O comportamento do delegado Paulo Nogueira, na prática, provoca uma segunda morte da jovem Fernanda Lages. Não estamos querendo saber como ela se comportava na sua vida íntima. Importa apenas que ela nunca tenha praticado nenhum crime; que ela nunca tenha roubado ou matado ninguém; que ela nunca tenha agredido a conduta moral de quem quer que seja. E, principalmente, que ela não tenha agido no sentido de provocar nenhuma conspiração governamental.

A moda, para a polícia, é atacar o Ministério Público. Para os promotores, atacar a polícia. Isso não leva a lugar algum. Não ajuda a fortalecer nossas instituições. Mostra apenas o quanto somos frágeis e o quanto as pessoas que deveriam nos defender são, elas próprias, muito frágeis. Lamentamos profundamente pelo delegado Paulo Nogueira e pelo governo Wilson Martins. A Polícia Civil age sob o comando do governador. Se a Cico se comporta desta forma tão desorganizada e incompetente é porque tem apoio direto do palácio do governo.

O governador já pediu ajuda da Polícia Federal. Tem que fazer mais. Tem urgentemente que repensar a Cico. Do jeito que está, não pode continuar. Delegados que mandam mais do que o próprio governador. Que ttripudiam sobre o sentimento da população. Que afrontam a memória de um morto. Que agridem a dor dos seus familiares. Outros governadores tiveram pulso para extinguir grupos de elite dentro da polícia que estavam querendo assumir, para o mal, o controle da situação.

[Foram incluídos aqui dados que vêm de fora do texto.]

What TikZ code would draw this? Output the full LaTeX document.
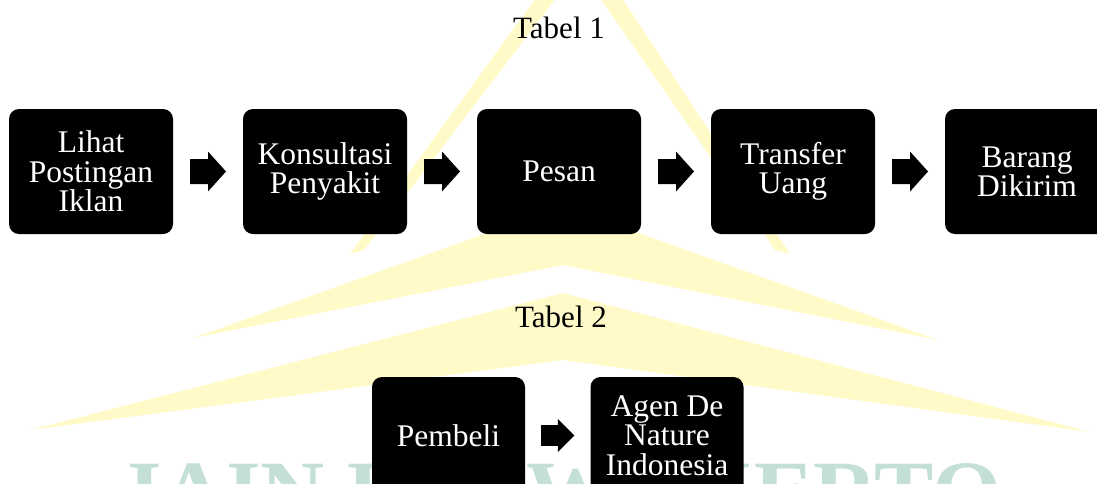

De acordo com o delegado titular do inquérito, o Ministério Público prejudicou as investigações. Vamos imaginar que os promotores de Justiça não tivessem entrado no caso. Teríamos, ainda em setembro, uma conclusão que foi amplamente ventilada pela imprensa, quem sabe, a partir de fontes policiais. As declarações de viva voz do delegado Nogueira demonstram muito bem de onde estas cogitações partiram na época. Teríamos uma conclusão de que Fernanda havia se matado. Sem que mais se dissesse, o caso estaria encerrado. E ponto final.